For Occupational Medicine practitioners, the mandate is clear:

  • Replace age-based decisions with function-based fitness-for-work assessments

  • Use risk–hazard profiling to guide continued employment

  • Advocate for graduated retirement, part-time work, and job redesign

  • Recognize that forced work prolongation in high-risk jobs is a health hazard, not a solution

Healthy longevity at work is not achieved by raising retirement ages—it is achieved by designing work that people can safely do as they age.

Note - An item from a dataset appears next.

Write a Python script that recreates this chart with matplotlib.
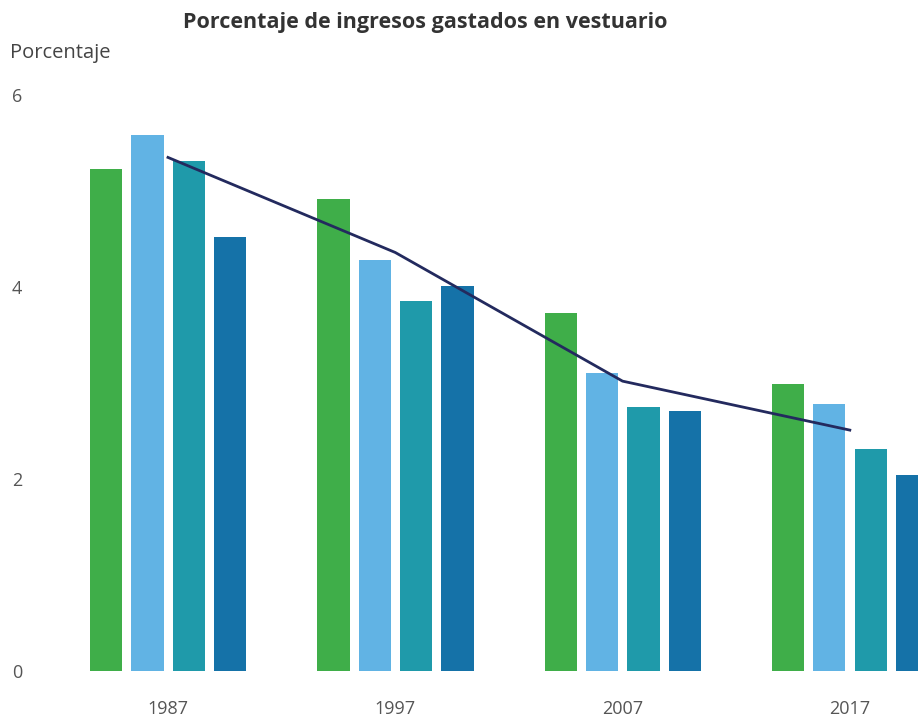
import matplotlib.pyplot as plt
import numpy as np

years = ['1987', '1997', '2007', '2017']
serie_a = [5.23, 4.92, 3.73, 2.99]
serie_b = [5.58, 4.28, 3.10, 2.78]
serie_c = [5.31, 3.85, 2.75, 2.31]
serie_d = [4.52, 4.01, 2.71, 2.04]
promedio = [5.35, 4.36, 3.02, 2.51]

colors = ['#3fae49', '#61b3e4', '#1f9aaa', '#1572a8']
offsets = [-0.272, -0.09, 0.092, 0.274]
width = 0.142

plt.rcParams['font.family'] = ['Open Sans', 'DejaVu Sans']

fig = plt.figure(figsize=(9.18, 7.17), dpi=100)
ax = fig.add_axes([0.027, 0.064, 0.973, 0.8035])

x = np.arange(len(years))
for vals, col, off in zip([serie_a, serie_b, serie_c, serie_d], colors, offsets):
    ax.bar(x + off, vals, width, color=col, zorder=2)

ax.plot(x, promedio, color='#232a5e', lw=2, zorder=3)

ax.set_xlim(-0.63, 3.3)
ax.set_ylim(0, 6)
ax.set_yticks([0, 2, 4, 6])
ax.set_xticks(x)
ax.set_xticklabels(years)
ax.tick_params(axis='both', length=0, labelsize=13, colors='#555555')
ax.tick_params(axis='x', pad=21)
ax.tick_params(axis='y', pad=2)
for s in ax.spines.values():
    s.set_visible(False)

fig.text(0.463, 0.968, 'Porcentaje de ingresos gastados en vestuario',
         ha='center', va='center', fontsize=15.5, fontweight='bold', color='#333333')
fig.text(0.011, 0.926, 'Porcentaje', ha='left', va='center', fontsize=14.5, color='#444444')

fig.savefig('out.png', dpi=100)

This infographic presents The Occupational Medicine Bottom Line, a systems-based framework explaining why there is no medically defensible, one-size-fits-all retirement age. The image illustrates how continued employment beyond age 60 can be either protective or harmful depending on job design, system flexibility, and respect for worker capacity. Visual elements include an Occupational Medicine physician reviewing functional data, diverse older workers in different job contexts, and symbols representing function-based fitness-for-work assessment, risk–hazard profiling, graduated retirement, part-time work, and job redesign. The graphic contrasts safe, age-appropriate work with high-risk job prolongation, emphasizing that forced continuation in hazardous roles is itself a health risk. The image reinforces that healthy longevity at work is achieved through individualized Occupational Medicine assessment and thoughtful job design—not by raising retirement ages.

Implications Across All Industries

This framework is not limited to traditionally “high-risk” sectors such as mining, construction, firefighting, healthcare, or transportation. Any industry that employs workers in their 40s, 50s, and beyond is already managing cumulative occupational risk, whether it is acknowledged or not. Cognitive load, fatigue tolerance, recovery capacity, chronic disease interaction, and long-term exposure history begin to diverge meaningfully well before age 60. Employers who wish to sustain a healthy, productive workforce must therefore move beyond age-based assumptions and generic policies. Engaging Occupational Medicine specialists allows organizations to individualize risk–hazard profiling, conduct defensible fitness-for-work assessments, guide job design and accommodations, and support healthy career longevity. This is not about keeping people working longer at any cost; it is about ensuring that work, at every stage of a career, remains safe, appropriate, and aligned with human capacity—so that late-career outcomes are a reflection of good system design rather than accumulated harm.